5. Outside designers are a mixed bag; the fact that this one had published games put him ahead of the great unwashed pack. Over three decades in this industry, I have seen way too many outside designers who never finish the product (or do it very late), do sloppy work, or are just ornery to work with. I guess the same is true of publishers.

6. Small publishers are frustrating to work with because we have to use a tiny number of people do the same number of jobs (print buyer, editor, marketing director, art director, layout, dishwasher, playtester, Q&A guy, warehouse crew, shipping clerk, accountant, customer support) that a publisher with ten times the sales and five times the employees gets done easily. Sad to say, I have dropped as many balls as I have juggled. If you don't hear from me for a week or two, remind me that I owe you a reply, even if it's "I am busy and will get to you when I can." Assuming your game arrived on my desk today, I probably would not open the envelope until August after I finish the big project I am now working on. Well, I'm supposed to be working on it.

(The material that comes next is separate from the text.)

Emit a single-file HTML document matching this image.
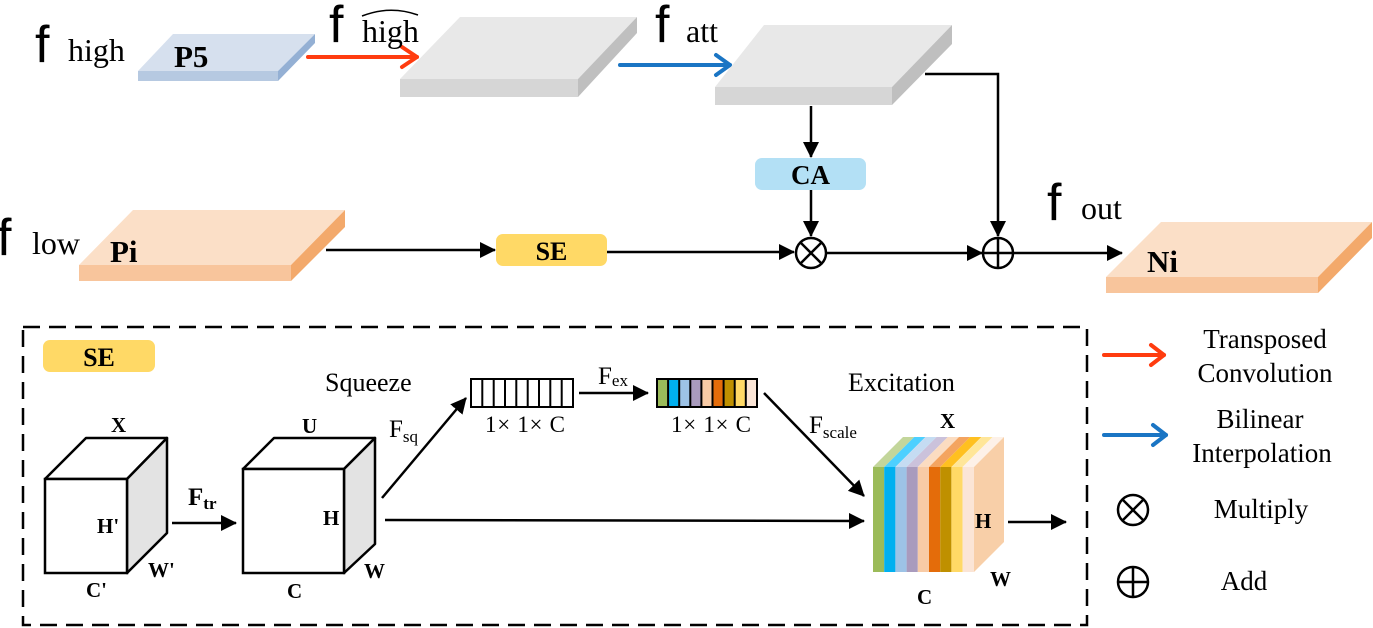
<!DOCTYPE html>
<html><head><meta charset="utf-8"><style>
html,body{margin:0;padding:0;background:#fff;}
svg{display:block;}
.s{font-family:"Liberation Serif",serif;}
.a{font-family:"Liberation Sans",sans-serif;}
</style></head><body>
<svg width="1373" height="628" viewBox="0 0 1373 628" xmlns="http://www.w3.org/2000/svg">
<defs>
<marker id="ahb" markerWidth="16" markerHeight="16" refX="15" refY="8" orient="auto" markerUnits="userSpaceOnUse" viewBox="0 0 16 16"><path d="M0,0 L16,8 L0,16 z" fill="#000"/></marker>
</defs>

<!-- P5 slab -->
<polygon points="138,71 173,34 315,34 278,71" fill="#d6e0ee"/>
<rect x="138" y="71" width="140" height="10" fill="#b6c9e1"/>
<polygon points="278,71 315,34 315,43 278,81" fill="#94b0d4"/>
<text x="174" y="67" class="s" font-weight="bold" font-size="31">P5</text>
<text x="35" y="62" class="a" font-size="52">f</text>
<text x="68" y="61" class="s" font-size="32">high</text>

<!-- red arrow -->
<line x1="308" y1="57" x2="417" y2="57" stroke="#ff3c0f" stroke-width="4" stroke-linecap="round"/>
<polyline points="402,47 417,57 402,67" fill="none" stroke="#ff3c0f" stroke-width="4" stroke-linecap="round" stroke-linejoin="round"/>

<!-- f high hat -->
<text x="329" y="42" class="a" font-size="52">f</text>
<text x="362" y="42" class="s" font-size="32">high</text>
<path d="M362,16 Q390,5 418,15" fill="none" stroke="#000" stroke-width="1.5"/>

<!-- gray slab 1 -->
<polygon points="400,79 460,17 637,17 578,79" fill="#e8e8e8"/>
<rect x="400" y="79" width="178" height="18" fill="#d6d6d6"/>
<polygon points="578,79 637,17 637,33 578,97" fill="#bfbfbf"/>

<text x="655" y="42" class="a" font-size="52">f</text>
<text x="686" y="42" class="s" font-size="32">att</text>
<!-- blue arrow -->
<line x1="620" y1="65" x2="730" y2="65" stroke="#1a75c4" stroke-width="4" stroke-linecap="round"/>
<polyline points="716,55 730,65 716,75" fill="none" stroke="#1a75c4" stroke-width="4" stroke-linecap="round" stroke-linejoin="round"/>

<!-- gray slab 2 -->
<polygon points="715,87 764,25 952,25 892,87" fill="#e8e8e8"/>
<rect x="715" y="87" width="177" height="18" fill="#d6d6d6"/>
<polygon points="892,87 952,25 952,44 892,105" fill="#bfbfbf"/>

<!-- connectors top -->
<polyline points="925,74 998,74 998,236" fill="none" stroke="#000" stroke-width="2.5" marker-end="url(#ahb)"/>
<line x1="811" y1="106" x2="811" y2="157" stroke="#000" stroke-width="2.5" marker-end="url(#ahb)"/>
<rect x="755" y="158" width="111" height="32" rx="7" fill="#b3e0f5"/>
<text x="810.5" y="184" text-anchor="middle" class="s" font-weight="bold" font-size="27">CA</text>
<line x1="811" y1="190" x2="811" y2="236" stroke="#000" stroke-width="2.5" marker-end="url(#ahb)"/>

<!-- Pi slab -->
<polygon points="79,265 133,210 345,210 291,265" fill="#fbdfc7"/>
<rect x="79" y="265" width="212" height="16" fill="#f8c59c"/>
<polygon points="291,265 345,210 345,227 291,281" fill="#f3a96b"/>
<text x="110" y="262" class="s" font-weight="bold" font-size="31">Pi</text>
<text x="-3" y="255" class="a" font-size="52">f</text>
<text x="32" y="254" class="s" font-size="32">low</text>

<line x1="326" y1="250" x2="495" y2="250" stroke="#000" stroke-width="2.5" marker-end="url(#ahb)"/>
<rect x="496" y="234" width="111" height="32" rx="7" fill="#ffd966"/>
<text x="551.5" y="260" text-anchor="middle" class="s" font-weight="bold" font-size="26">SE</text>
<line x1="607" y1="252" x2="794" y2="252" stroke="#000" stroke-width="2.5" marker-end="url(#ahb)"/>

<!-- multiply circle -->
<circle cx="811" cy="253" r="15" fill="#fff" stroke="#000" stroke-width="2.5"/>
<line x1="801" y1="243" x2="821" y2="263" stroke="#000" stroke-width="2.5"/>
<line x1="821" y1="243" x2="801" y2="263" stroke="#000" stroke-width="2.5"/>
<line x1="827" y1="253" x2="982" y2="253" stroke="#000" stroke-width="2.5" marker-end="url(#ahb)"/>
<!-- add circle -->
<circle cx="998" cy="253" r="15" fill="#fff" stroke="#000" stroke-width="2.5"/>
<line x1="983" y1="253" x2="1013" y2="253" stroke="#000" stroke-width="2.5"/>
<line x1="998" y1="238" x2="998" y2="268" stroke="#000" stroke-width="2.5"/>
<line x1="1014" y1="253" x2="1122" y2="253" stroke="#000" stroke-width="2.5" marker-end="url(#ahb)"/>

<text x="1047" y="220" class="a" font-size="52">f</text>
<text x="1081" y="219" class="s" font-size="32">out</text>

<!-- Ni slab -->
<polygon points="1106,277 1161,222 1372,222 1318,277" fill="#fbdfc7"/>
<rect x="1106" y="277" width="212" height="16" fill="#f8c59c"/>
<polygon points="1318,277 1372,222 1372,238 1318,293" fill="#f3a96b"/>
<text x="1147" y="272" class="s" font-weight="bold" font-size="31">Ni</text>

<!-- dashed SE box -->
<rect x="23" y="327" width="1064" height="298" fill="none" stroke="#000" stroke-width="2.5" stroke-dasharray="17,9"/>
<rect x="43" y="340" width="112" height="32" rx="7" fill="#ffd966"/>
<text x="99" y="366" text-anchor="middle" class="s" font-weight="bold" font-size="26">SE</text>

<!-- cube X -->
<polygon points="45,479 86,438 167,438 127,479" fill="#fff" stroke="#000" stroke-width="2.5" stroke-linejoin="round"/>
<polygon points="127,479 167,438 167,533 127,573" fill="#e3e3e3" stroke="#000" stroke-width="2.5" stroke-linejoin="round"/>
<rect x="45" y="479" width="82" height="94" fill="#fff" stroke="#000" stroke-width="2.5"/>
<g class="s" font-weight="bold" font-size="21">
<text x="111" y="432">X</text>
<text x="97" y="533">H'</text>
<text x="148" y="577">W'</text>
<text x="86" y="597">C'</text>
</g>
<line x1="172" y1="523" x2="236" y2="523" stroke="#000" stroke-width="2.5" marker-end="url(#ahb)"/>
<text x="188" y="505" class="s" font-weight="bold" font-size="25">F<tspan font-size="17" dy="4">tr</tspan></text>

<!-- cube U -->
<polygon points="243,469 274,438 375,438 344,469" fill="#fff" stroke="#000" stroke-width="2.5" stroke-linejoin="round"/>
<polygon points="344,469 375,438 375,544 344,573" fill="#e3e3e3" stroke="#000" stroke-width="2.5" stroke-linejoin="round"/>
<rect x="243" y="469" width="101" height="104" fill="#fff" stroke="#000" stroke-width="2.5"/>
<g class="s" font-weight="bold" font-size="21">
<text x="302" y="433">U</text>
<text x="323" y="525">H</text>
<text x="364" y="578">W</text>
<text x="287" y="598">C</text>
</g>
<text x="325" y="391" class="s" font-size="26">Squeeze</text>
<line x1="382" y1="498" x2="466" y2="398" stroke="#000" stroke-width="2.5" marker-end="url(#ahb)"/>
<text x="389" y="437" class="s" font-size="25">F<tspan font-size="17" dy="5">sq</tspan></text>
<line x1="385" y1="520" x2="864" y2="521" stroke="#000" stroke-width="2.5" marker-end="url(#ahb)"/>

<!-- vector 1 -->
<g stroke="#000" stroke-width="2" fill="#fff">
<rect x="471" y="379" width="102" height="28"/>
<line x1="482.3" y1="379" x2="482.3" y2="407"/><line x1="493.7" y1="379" x2="493.7" y2="407"/><line x1="505" y1="379" x2="505" y2="407"/><line x1="516.3" y1="379" x2="516.3" y2="407"/><line x1="527.7" y1="379" x2="527.7" y2="407"/><line x1="539" y1="379" x2="539" y2="407"/><line x1="550.3" y1="379" x2="550.3" y2="407"/><line x1="561.7" y1="379" x2="561.7" y2="407"/>
</g>
<text x="485" y="432" class="s" font-size="23" textLength="80">1× 1× C</text>
<line x1="579" y1="393" x2="648" y2="393" stroke="#000" stroke-width="2.5" marker-end="url(#ahb)"/>
<text x="598" y="384" class="s" font-size="25">F<tspan font-size="17" dy="2">ex</tspan></text>

<!-- vector 2 -->
<g>
<rect x="657" y="379" width="11.1" height="28" fill="#9bbb59"/>
<rect x="668.1" y="379" width="11.1" height="28" fill="#00b0f0"/>
<rect x="679.2" y="379" width="11.1" height="28" fill="#9dc3e6"/>
<rect x="690.3" y="379" width="11.1" height="28" fill="#a99bbd"/>
<rect x="701.4" y="379" width="11.1" height="28" fill="#f8cba6"/>
<rect x="712.5" y="379" width="11.1" height="28" fill="#e46c0a"/>
<rect x="723.6" y="379" width="11.1" height="28" fill="#bf9000"/>
<rect x="734.7" y="379" width="11.1" height="28" fill="#ffd966"/>
<rect x="745.8" y="379" width="11.2" height="28" fill="#fbe5d6"/>
</g>
<g stroke="#000" stroke-width="2" fill="none">
<rect x="657" y="379" width="100" height="28"/>
<line x1="668.1" y1="379" x2="668.1" y2="407"/><line x1="679.2" y1="379" x2="679.2" y2="407"/><line x1="690.3" y1="379" x2="690.3" y2="407"/><line x1="701.4" y1="379" x2="701.4" y2="407"/><line x1="712.5" y1="379" x2="712.5" y2="407"/><line x1="723.6" y1="379" x2="723.6" y2="407"/><line x1="734.7" y1="379" x2="734.7" y2="407"/><line x1="745.8" y1="379" x2="745.8" y2="407"/>
</g>
<text x="671" y="432" class="s" font-size="23" textLength="80">1× 1× C</text>
<line x1="764" y1="393" x2="864" y2="496" stroke="#000" stroke-width="2.5" marker-end="url(#ahb)"/>
<text x="809" y="433" class="s" font-size="25">F<tspan font-size="17" dy="5">scale</tspan></text>
<text x="848" y="391" class="s" font-size="26">Excitation</text>

<!-- colored cube -->
<g>
<polygon points="873,467 903,437 914.2,437 884.2,467" fill="#c3d69b"/>
<polygon points="884.2,467 914.2,437 925.4,437 895.4,467" fill="#4dd0ff"/>
<polygon points="895.4,467 925.4,437 936.6,437 906.6,467" fill="#c5dcf2"/>
<polygon points="906.6,467 936.6,437 947.8,437 917.8,467" fill="#cbc2db"/>
<polygon points="917.8,467 947.8,437 959,437 929,467" fill="#fbdcc1"/>
<polygon points="929,467 959,437 970.2,437 940.2,467" fill="#f4a460"/>
<polygon points="940.2,467 970.2,437 981.4,437 951.4,467" fill="#ffc020"/>
<polygon points="951.4,467 981.4,437 992.6,437 962.6,467" fill="#ffe699"/>
<polygon points="962.6,467 992.6,437 1004,437 974,467" fill="#fdf1e8"/>
<rect x="873" y="467" width="11.2" height="105" fill="#9bbb59"/>
<rect x="884.2" y="467" width="11.2" height="105" fill="#00b0f0"/>
<rect x="895.4" y="467" width="11.2" height="105" fill="#9dc3e6"/>
<rect x="906.6" y="467" width="11.2" height="105" fill="#a99bbd"/>
<rect x="917.8" y="467" width="11.2" height="105" fill="#f8cba6"/>
<rect x="929" y="467" width="11.2" height="105" fill="#e46c0a"/>
<rect x="940.2" y="467" width="11.2" height="105" fill="#bf9000"/>
<rect x="951.4" y="467" width="11.2" height="105" fill="#ffd966"/>
<rect x="962.6" y="467" width="11.4" height="105" fill="#fbe5d6"/>
<polygon points="974,467 1004,437 1004,542 974,572" fill="#f8cfa8"/>
</g>
<g class="s" font-weight="bold" font-size="21">
<text x="940" y="428">X</text>
<text x="975" y="528">H</text>
<text x="990" y="586">W</text>
<text x="917" y="604">C</text>
</g>
<line x1="1008" y1="522" x2="1066" y2="522" stroke="#000" stroke-width="2.5" marker-end="url(#ahb)"/>

<!-- legend -->
<line x1="1104" y1="355" x2="1164" y2="355" stroke="#ff3c0f" stroke-width="4" stroke-linecap="round"/>
<polyline points="1151,345 1164,355 1151,365" fill="none" stroke="#ff3c0f" stroke-width="4" stroke-linecap="round" stroke-linejoin="round"/>
<line x1="1104" y1="435" x2="1166" y2="435" stroke="#1a75c4" stroke-width="4" stroke-linecap="round"/>
<polyline points="1153,425 1166,435 1153,445" fill="none" stroke="#1a75c4" stroke-width="4" stroke-linecap="round" stroke-linejoin="round"/>
<g class="s" font-size="27" text-anchor="middle">
<text x="1265" y="348">Transposed</text>
<text x="1265" y="382">Convolution</text>
<text x="1260" y="428">Bilinear</text>
<text x="1262" y="462">Interpolation</text>
<text x="1261" y="518">Multiply</text>
<text x="1244" y="590">Add</text>
</g>
<circle cx="1133" cy="510" r="15" fill="#fff" stroke="#000" stroke-width="2.5"/>
<line x1="1123" y1="500" x2="1143" y2="520" stroke="#000" stroke-width="2.5"/>
<line x1="1143" y1="500" x2="1123" y2="520" stroke="#000" stroke-width="2.5"/>
<circle cx="1133" cy="582" r="15" fill="#fff" stroke="#000" stroke-width="2.5"/>
<line x1="1118" y1="582" x2="1148" y2="582" stroke="#000" stroke-width="2.5"/>
<line x1="1133" y1="567" x2="1133" y2="597" stroke="#000" stroke-width="2.5"/>
</svg>
</body></html>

7. In our unique case, yes, we have a Star Trek license, but it's a very strange one that nobody understands (other than us, and sometimes we're not sure). We cannot use anything from TNG or the movies or the comic books or the novels or the Paramount trek website. It gets worse: We cannot use specific characters from the show, so we can make up any Vulcan we like but cannot use Spock. We can only use whatever is already in our published games (and new ideas we made up ourselves). Rather than expect you to run out and buy $2000 worth of games and spend six months reading them, we work with general guidelines on submissions (you just saw them two lines up) and specific "You cannot do any of the following" replies to those submissions. So do understand that we may well kick out specific cards or concepts or rules, and that if we do, there is no arguing and no negotiation. "No, we cannot use that", means "no, we're not ever going to use that no matter how much you beg, whine, or argue." Don't take it personally. I'd love to include more than a few things that I cannot include.

8. At least, you're dealing with a company that pays its bills on time. We may not make a special trip to Wells Fargo to telegraph your royalties to you in time for your mortgage payment, but we will mail a check every three months as per the contract without dragging our feet.

9. The way the industry works, we need to give the wholesalers at least 100 days notice of a new game, and that's after we have a final ready-for-press design and the cover art. (Some interior art can be done later.) Which means when the day dawns that we say "Ok, your game is officially on the schedule for release" that release is likely to be at least four months away (and your check a month or two beyond that).

10. As for a prototype, a really snazzy prototype is more likely to upset me (thinking of the money you spent) and hand-cut cardstock with laser-printed cards that have the information but not the art is probably going to do just swell. Frankly, I'd just as soon do a first read off of a PDF without even cardstock or cutting being involved. Even before that, start with a couple of paragraphs describing the game. Be sure to tell me the number of cards, number of players, basic concept, basic operation, and any special components the game needs.